- [Directions for this task] What do the lines from the top of the data through the line with "INK, textBorderWidth: 0.35" say? Quote them exactly and include both ends.

# # # # # # #

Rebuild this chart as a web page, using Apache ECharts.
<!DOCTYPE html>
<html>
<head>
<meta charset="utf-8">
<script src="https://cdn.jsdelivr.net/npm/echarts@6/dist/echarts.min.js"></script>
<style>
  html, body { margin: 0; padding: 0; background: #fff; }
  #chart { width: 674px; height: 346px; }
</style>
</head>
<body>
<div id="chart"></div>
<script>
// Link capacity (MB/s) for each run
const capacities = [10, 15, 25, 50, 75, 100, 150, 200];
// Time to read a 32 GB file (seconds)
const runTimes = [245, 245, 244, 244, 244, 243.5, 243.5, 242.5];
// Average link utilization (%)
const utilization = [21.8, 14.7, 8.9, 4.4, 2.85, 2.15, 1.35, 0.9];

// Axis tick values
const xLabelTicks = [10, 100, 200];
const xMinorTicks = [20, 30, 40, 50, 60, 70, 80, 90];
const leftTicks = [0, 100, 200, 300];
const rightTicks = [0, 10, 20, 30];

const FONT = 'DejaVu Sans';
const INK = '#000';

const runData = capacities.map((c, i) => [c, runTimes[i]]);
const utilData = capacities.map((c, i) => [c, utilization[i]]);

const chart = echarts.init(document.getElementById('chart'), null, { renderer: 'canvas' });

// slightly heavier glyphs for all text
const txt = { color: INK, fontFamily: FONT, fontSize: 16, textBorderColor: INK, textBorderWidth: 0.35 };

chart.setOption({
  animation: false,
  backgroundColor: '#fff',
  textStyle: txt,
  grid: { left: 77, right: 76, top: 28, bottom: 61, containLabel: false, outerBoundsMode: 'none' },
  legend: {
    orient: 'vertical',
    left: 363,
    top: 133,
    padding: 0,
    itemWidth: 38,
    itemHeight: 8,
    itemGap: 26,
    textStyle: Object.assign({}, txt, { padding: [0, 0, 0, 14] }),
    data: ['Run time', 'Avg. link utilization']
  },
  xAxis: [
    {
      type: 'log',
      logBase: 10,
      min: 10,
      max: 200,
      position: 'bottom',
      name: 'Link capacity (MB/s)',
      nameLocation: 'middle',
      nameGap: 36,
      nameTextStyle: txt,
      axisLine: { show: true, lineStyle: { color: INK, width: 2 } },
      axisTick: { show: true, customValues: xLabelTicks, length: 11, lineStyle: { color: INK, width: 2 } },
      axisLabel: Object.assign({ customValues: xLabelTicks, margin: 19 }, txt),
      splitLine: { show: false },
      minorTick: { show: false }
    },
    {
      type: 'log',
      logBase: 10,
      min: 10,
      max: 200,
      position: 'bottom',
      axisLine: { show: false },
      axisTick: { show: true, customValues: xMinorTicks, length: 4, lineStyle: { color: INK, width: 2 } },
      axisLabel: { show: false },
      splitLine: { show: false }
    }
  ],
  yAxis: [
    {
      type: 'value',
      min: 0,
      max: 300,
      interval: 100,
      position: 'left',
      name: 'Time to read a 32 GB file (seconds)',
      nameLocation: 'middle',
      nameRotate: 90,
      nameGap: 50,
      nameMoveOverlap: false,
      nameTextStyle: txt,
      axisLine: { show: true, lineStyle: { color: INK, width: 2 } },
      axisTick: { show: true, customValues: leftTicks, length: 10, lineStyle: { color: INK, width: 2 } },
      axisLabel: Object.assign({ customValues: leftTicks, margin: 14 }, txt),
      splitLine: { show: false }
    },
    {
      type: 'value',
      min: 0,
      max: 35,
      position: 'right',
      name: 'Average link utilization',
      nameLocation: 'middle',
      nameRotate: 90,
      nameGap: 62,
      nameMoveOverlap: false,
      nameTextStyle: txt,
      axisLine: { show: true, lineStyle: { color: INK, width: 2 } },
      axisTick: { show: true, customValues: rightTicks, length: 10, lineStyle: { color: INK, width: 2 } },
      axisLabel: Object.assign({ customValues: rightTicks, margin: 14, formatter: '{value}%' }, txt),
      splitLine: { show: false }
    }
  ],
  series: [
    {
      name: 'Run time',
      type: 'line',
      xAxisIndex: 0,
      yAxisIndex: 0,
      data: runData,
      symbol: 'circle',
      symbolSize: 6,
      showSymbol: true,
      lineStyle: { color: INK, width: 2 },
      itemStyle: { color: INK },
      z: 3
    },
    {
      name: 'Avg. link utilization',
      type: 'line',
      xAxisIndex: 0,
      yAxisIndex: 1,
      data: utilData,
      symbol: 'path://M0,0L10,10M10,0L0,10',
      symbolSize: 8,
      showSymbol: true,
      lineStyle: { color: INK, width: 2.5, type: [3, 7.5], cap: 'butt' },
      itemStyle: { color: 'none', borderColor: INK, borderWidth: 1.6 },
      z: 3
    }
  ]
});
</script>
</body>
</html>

# # # # # # #

- [Result for this exercise]
Rebuild this chart as a web page, using Apache ECharts.
<!DOCTYPE html>
<html>
<head>
<meta charset="utf-8">
<script src="https://cdn.jsdelivr.net/npm/echarts@6/dist/echarts.min.js"></script>
<style>
  html, body { margin: 0; padding: 0; background: #fff; }
  #chart { width: 674px; height: 346px; }
</style>
</head>
<body>
<div id="chart"></div>
<script>
// Link capacity (MB/s) for each run
const capacities = [10, 15, 25, 50, 75, 100, 150, 200];
// Time to read a 32 GB file (seconds)
const runTimes = [245, 245, 244, 244, 244, 243.5, 243.5, 242.5];
// Average link utilization (%)
const utilization = [21.8, 14.7, 8.9, 4.4, 2.85, 2.15, 1.35, 0.9];

// Axis tick values
const xLabelTicks = [10, 100, 200];
const xMinorTicks = [20, 30, 40, 50, 60, 70, 80, 90];
const leftTicks = [0, 100, 200, 300];
const rightTicks = [0, 10, 20, 30];

const FONT = 'DejaVu Sans';
const INK = '#000';

const runData = capacities.map((c, i) => [c, runTimes[i]]);
const utilData = capacities.map((c, i) => [c, utilization[i]]);

const chart = echarts.init(document.getElementById('chart'), null, { renderer: 'canvas' });

// slightly heavier glyphs for all text
const txt = { color: INK, fontFamily: FONT, fontSize: 16, textBorderColor: INK, textBorderWidth: 0.35 };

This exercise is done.